Strokes come on quickly so their symptoms also appear suddenly and seemingly out of nowhere. It’s important for your loved one to let someone know if any of these symptoms are occurring and to not ignore them, hoping they’ll go away.
- A sudden inability to communicate, speak or confusion about what is happening around them.
- An inability to see out of one or both eyes suddenly that doesn’t have any type of injury or health history proceeding it.
- An immediate extreme weakness or numbness that occurs in the face, arm, or leg. This numbness is usually contained to just one side of the affected area.
- A loss of balance or extreme dizziness that comes on without warning. Your loved one may find it impossible to walk or maintain her balance.
- An abrupt headache that is extremely severe.

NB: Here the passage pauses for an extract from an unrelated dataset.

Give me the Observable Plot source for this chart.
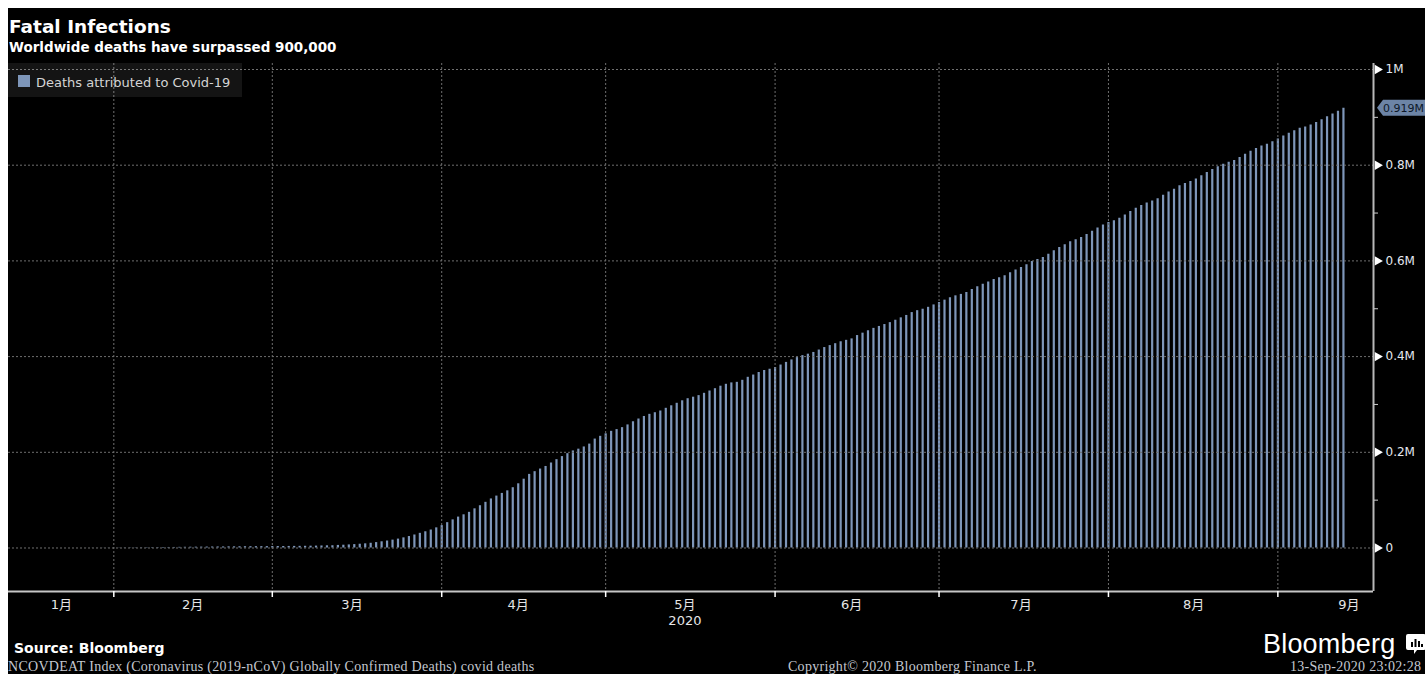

While your loved one should alert you to any of these symptoms, you can also be on the lookout for stroke symptoms by knowing the acronym F.A.S.T. It’s a great acronym for stroke symptoms because it not only helps you remember the symptoms to watch for, it reminds you to act fast! Quick treatment is the key to reducing long-term health concerns. Studies show that if a patient can receive treatment within three hours of a stroke incident, her chances of recovery are improved.
F: FACE. If you think a stroke may be occurring, ask your loved one to smile. If one side of the face droops, it could be a stroke.
A: ARMS. Ask your loved one to lift both arms into the air. If one arm cannot be raised, it might be because of a stroke.
S: SPEECH. Listen to how your loved one is speaking. Ask her to say a simple phrase like The sky is blue. If there is slurring or is unclear, your loved one might be having a stroke.
T: TIME. If any of those symptoms occur, call 9-1-1 right away and have your loved one examined. It’s best to have an ambulance come if possible so that immediate life-saving options can be performed if needed.
By being aware of the signs and symptoms of stroke, you or your home care provider can take immediate action and perhaps save her life.